The image below shows a high level overview of the PowerVR Series 6 Graphics Processing Unit (GPU) core.

In this architecture the vertex and fragment stages share the same Unified Shading Cluster (USC) cores. These cores can either output their result to the Tiling Accelerator (TA) or the Pixel Back End (PBE). The USC cores are fed by 3 types of data masters and a scheduler. Each pair of USCs share a Texture Processing Unit (TPU).

The Texture Load Accelerator (TLA) handles converting texture data into optimal format and the acceleration of 2D surface operations such as blits.

../_images/image-2.png

USC#

The image below shows the layout of a single USC. A USC uses the Common Store (USCCS) for fetching uniform data and the iterator for getting interpolated varying data. It is also fed by the fine grain scheduler that takes resident tasks to be executed.

The USC contains numerous ALU instances each working on a thread. These could be a vertex task, a pixel task, and so on. There are 16 instances in a group and the instances in a group execute the same instructions.

Each group of 1024 ALU instances share a Unified Store (US) that they can use to store data temporarily. Each ALU instance has space for about 24 floats in a shared US. Although it is possible to have more than 24 floats in the US for each ALU instance, it is not advised as in that case occupancy suffers.

../_images/image-3.png

USC ALU#

The layout of a single ALU pipeline is shown below. Most of the USC instructions run on this pipeline, and it is best to utilise all the stages in a given path in this pipeline.

For example:

It is possible to execute:

  • two F16 sum of products (SOP) instructions

  • plus the F32 <-> F16 conversions

  • plus the mov/output/pack instruction all in one cycle

On some of the PowerVR hardware there is the possibility of executing 4 SOPMAD instructions in one cycle.

It is also possible to execute:

  • an FP32 multiply-add (MAD) and an FP32/INT32 MAD/UNPACK instruction

  • plus a test (conditional) instruction

  • plus the mov/output/pack instruction in one cycle

This allows for performing a conditional mov.

If there is bitwise work to be done, it is possible to issue:

  • a bitwise MASK or SHIFT/COUNT

  • a bitwise logical operation

  • a bitwise shift

  • a test

  • the mov/output/pack instruction all in one cycle

It is also possible to execute a single complex operation (for example, rcp) and the mov/output/pack instruction in one cycle.

Lastly, an interpolate/sample instruction plus the usual mov/output/pack instruction can be executed in one cycle.

../_images/image-4.png

Vertex Processing Pipeline#

The image below shows the various stages a vertex goes through after being processed by the vertex shader.

The end result of this process is a list of primitives that are projected and clipped.

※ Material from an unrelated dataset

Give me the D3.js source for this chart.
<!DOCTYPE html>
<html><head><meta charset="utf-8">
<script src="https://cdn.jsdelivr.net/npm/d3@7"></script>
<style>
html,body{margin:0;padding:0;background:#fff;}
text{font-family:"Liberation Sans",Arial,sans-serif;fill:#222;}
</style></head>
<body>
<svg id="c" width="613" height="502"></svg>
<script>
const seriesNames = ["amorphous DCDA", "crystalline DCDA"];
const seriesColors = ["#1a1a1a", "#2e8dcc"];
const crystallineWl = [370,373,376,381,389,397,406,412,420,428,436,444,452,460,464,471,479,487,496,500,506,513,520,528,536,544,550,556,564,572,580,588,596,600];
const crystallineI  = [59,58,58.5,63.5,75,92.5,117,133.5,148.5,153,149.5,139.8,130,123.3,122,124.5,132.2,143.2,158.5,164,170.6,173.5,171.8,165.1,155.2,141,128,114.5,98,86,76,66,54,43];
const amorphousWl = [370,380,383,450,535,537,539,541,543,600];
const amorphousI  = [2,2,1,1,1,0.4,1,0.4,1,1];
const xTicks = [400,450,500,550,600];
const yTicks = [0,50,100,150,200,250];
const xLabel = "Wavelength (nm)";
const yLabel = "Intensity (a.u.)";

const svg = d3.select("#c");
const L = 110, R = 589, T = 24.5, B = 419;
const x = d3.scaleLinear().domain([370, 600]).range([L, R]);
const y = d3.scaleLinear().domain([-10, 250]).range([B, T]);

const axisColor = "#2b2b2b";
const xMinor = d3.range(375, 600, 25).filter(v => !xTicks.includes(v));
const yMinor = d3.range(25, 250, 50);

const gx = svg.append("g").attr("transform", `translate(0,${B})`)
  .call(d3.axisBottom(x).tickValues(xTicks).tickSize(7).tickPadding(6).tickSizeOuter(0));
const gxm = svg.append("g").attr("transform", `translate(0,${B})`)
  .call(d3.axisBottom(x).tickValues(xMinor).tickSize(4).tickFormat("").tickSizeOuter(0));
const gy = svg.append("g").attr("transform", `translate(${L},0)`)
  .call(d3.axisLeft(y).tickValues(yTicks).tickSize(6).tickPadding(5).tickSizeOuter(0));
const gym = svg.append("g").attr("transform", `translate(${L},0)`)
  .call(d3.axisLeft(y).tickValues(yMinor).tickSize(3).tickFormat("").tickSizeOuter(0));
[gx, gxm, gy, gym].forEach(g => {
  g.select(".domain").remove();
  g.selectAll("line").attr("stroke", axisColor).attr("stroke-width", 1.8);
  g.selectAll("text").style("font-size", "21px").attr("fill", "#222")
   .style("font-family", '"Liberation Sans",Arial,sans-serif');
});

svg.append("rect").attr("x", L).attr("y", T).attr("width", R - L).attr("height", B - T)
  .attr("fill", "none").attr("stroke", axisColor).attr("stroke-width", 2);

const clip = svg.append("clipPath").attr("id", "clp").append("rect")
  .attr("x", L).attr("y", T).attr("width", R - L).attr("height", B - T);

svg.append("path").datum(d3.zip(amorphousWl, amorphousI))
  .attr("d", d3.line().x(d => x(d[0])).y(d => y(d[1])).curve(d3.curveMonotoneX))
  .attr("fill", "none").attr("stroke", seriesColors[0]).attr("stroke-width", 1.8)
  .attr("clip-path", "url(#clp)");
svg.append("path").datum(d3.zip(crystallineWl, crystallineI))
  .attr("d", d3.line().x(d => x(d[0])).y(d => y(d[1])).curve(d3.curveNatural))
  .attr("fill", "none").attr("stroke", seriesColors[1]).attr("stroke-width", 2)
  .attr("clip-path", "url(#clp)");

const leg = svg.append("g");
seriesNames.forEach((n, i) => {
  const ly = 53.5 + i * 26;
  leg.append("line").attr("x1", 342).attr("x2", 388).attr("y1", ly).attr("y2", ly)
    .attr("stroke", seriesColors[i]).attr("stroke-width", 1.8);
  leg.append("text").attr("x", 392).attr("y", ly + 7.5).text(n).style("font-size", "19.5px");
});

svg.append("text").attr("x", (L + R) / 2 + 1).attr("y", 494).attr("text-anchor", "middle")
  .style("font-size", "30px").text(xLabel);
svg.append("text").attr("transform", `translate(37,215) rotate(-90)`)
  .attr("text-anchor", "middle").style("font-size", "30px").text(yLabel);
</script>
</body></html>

In addition, a list containing which primitive belongs to a given tile is also produced.

../_images/image-5.png

Pixel Processing Pipeline#

After the tiling process is complete, tiles are processed at the pixel stage. Primitives are rasterized, hidden surfaces are removed and plane equations are calculated for interpolating vertex data.

Then, pixel shaders are executed and their result is written to the pixel buffer.

../_images/image-6.png